#### Information supplied:
---
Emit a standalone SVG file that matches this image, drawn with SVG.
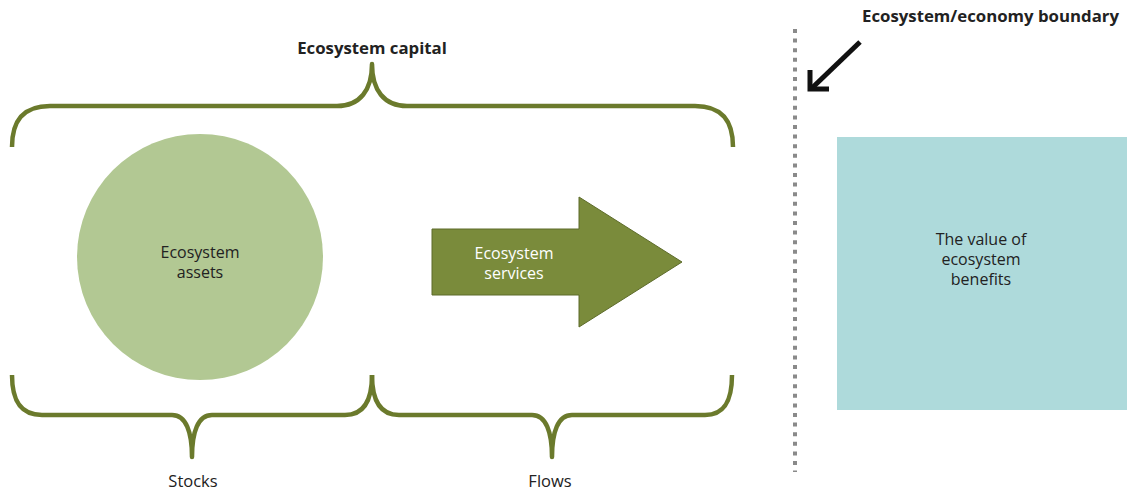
<svg xmlns="http://www.w3.org/2000/svg" width="1127" height="490" viewBox="0 0 1127 490">
<defs>
<style>
.brace{fill:none;stroke:#6b7a2c;stroke-width:4.5;stroke-linecap:butt;stroke-linejoin:round}
.t{font-family:"Open Sans","Liberation Sans",sans-serif;font-size:16.5px;fill:#222;text-anchor:middle}
.m{font-size:16px}
.b{font-weight:bold;font-size:16.8px}
.w{fill:#fff}
</style>
</defs>
<rect width="1127" height="490" fill="#fff"/>
<g id="connectors">
<path class="brace" d="M12,147 C12,122 22,106 50,106 L337,106 C360,106 372,90 372,64 C372,90 384,106 407,106 L695,106 C723,106 733,122 733,147"/>
<path class="brace" d="M12,375 C12,400 20,415 42,415 L172,415 C186,415 192,432 192,457 C192,432 198,415 212,415 L345,415 C364,415 372,400 372,375"/>
<path class="brace" d="M372,375 C372,400 380,415 399,415 L532,415 C546,415 552,432 552,457 C552,432 558,415 572,415 L705,415 C725,415 732,400 732,375"/>
<line x1="795" y1="29" x2="795" y2="472" stroke="#8a8a8a" stroke-width="4" stroke-dasharray="4 5.6"/>
<g id="boundary-arrow" fill="none" stroke="#111" stroke-width="5">
<line x1="860" y1="42" x2="812" y2="88"/>
<polyline points="810,70 810,89 829,89" stroke-linejoin="miter"/>
</g>
</g>
<g id="ecosystem-capital">
<text class="t b" x="372" y="54">Ecosystem capital</text>
</g>
<g id="ecosystem-assets">
<circle cx="200" cy="257" r="123" fill="#b2c893"/>
<text class="t m" x="200" y="258">Ecosystem</text>
<text class="t m" x="200" y="278">assets</text>
</g>
<g id="ecosystem-services">
<polygon points="432,229 579,229 579,197 682,262 579,327 579,295 432,295" fill="#7a8b3b" stroke="#5d6b2a" stroke-width="1"/>
<text class="t m w" x="514" y="259">Ecosystem</text>
<text class="t m w" x="514" y="279">services</text>
</g>
<g id="value-benefits">
<rect x="837" y="137" width="290" height="273" fill="#aedadb"/>
<text class="t m" x="981" y="245">The value of</text>
<text class="t m" x="981" y="265">ecosystem</text>
<text class="t m" x="981" y="285">benefits</text>
</g>
<g id="boundary-label">
<text class="t b" x="862" y="22" style="text-anchor:start">Ecosystem/economy boundary</text>
</g>
<g id="stocks"><text class="t" x="193" y="487">Stocks</text></g>
<g id="flows"><text class="t" x="550" y="487">Flows</text></g>
</svg>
---
#### Work to do:
Write out the material above once more, exactly as it reads, with no pictures.

#### Reply to the exercise:
Emit a standalone SVG file that matches this image, drawn with SVG.
<svg xmlns="http://www.w3.org/2000/svg" width="1127" height="490" viewBox="0 0 1127 490">
<defs>
<style>
.brace{fill:none;stroke:#6b7a2c;stroke-width:4.5;stroke-linecap:butt;stroke-linejoin:round}
.t{font-family:"Open Sans","Liberation Sans",sans-serif;font-size:16.5px;fill:#222;text-anchor:middle}
.m{font-size:16px}
.b{font-weight:bold;font-size:16.8px}
.w{fill:#fff}
</style>
</defs>
<rect width="1127" height="490" fill="#fff"/>
<g id="connectors">
<path class="brace" d="M12,147 C12,122 22,106 50,106 L337,106 C360,106 372,90 372,64 C372,90 384,106 407,106 L695,106 C723,106 733,122 733,147"/>
<path class="brace" d="M12,375 C12,400 20,415 42,415 L172,415 C186,415 192,432 192,457 C192,432 198,415 212,415 L345,415 C364,415 372,400 372,375"/>
<path class="brace" d="M372,375 C372,400 380,415 399,415 L532,415 C546,415 552,432 552,457 C552,432 558,415 572,415 L705,415 C725,415 732,400 732,375"/>
<line x1="795" y1="29" x2="795" y2="472" stroke="#8a8a8a" stroke-width="4" stroke-dasharray="4 5.6"/>
<g id="boundary-arrow" fill="none" stroke="#111" stroke-width="5">
<line x1="860" y1="42" x2="812" y2="88"/>
<polyline points="810,70 810,89 829,89" stroke-linejoin="miter"/>
</g>
</g>
<g id="ecosystem-capital">
<text class="t b" x="372" y="54">Ecosystem capital</text>
</g>
<g id="ecosystem-assets">
<circle cx="200" cy="257" r="123" fill="#b2c893"/>
<text class="t m" x="200" y="258">Ecosystem</text>
<text class="t m" x="200" y="278">assets</text>
</g>
<g id="ecosystem-services">
<polygon points="432,229 579,229 579,197 682,262 579,327 579,295 432,295" fill="#7a8b3b" stroke="#5d6b2a" stroke-width="1"/>
<text class="t m w" x="514" y="259">Ecosystem</text>
<text class="t m w" x="514" y="279">services</text>
</g>
<g id="value-benefits">
<rect x="837" y="137" width="290" height="273" fill="#aedadb"/>
<text class="t m" x="981" y="245">The value of</text>
<text class="t m" x="981" y="265">ecosystem</text>
<text class="t m" x="981" y="285">benefits</text>
</g>
<g id="boundary-label">
<text class="t b" x="862" y="22" style="text-anchor:start">Ecosystem/economy boundary</text>
</g>
<g id="stocks"><text class="t" x="193" y="487">Stocks</text></g>
<g id="flows"><text class="t" x="550" y="487">Flows</text></g>
</svg>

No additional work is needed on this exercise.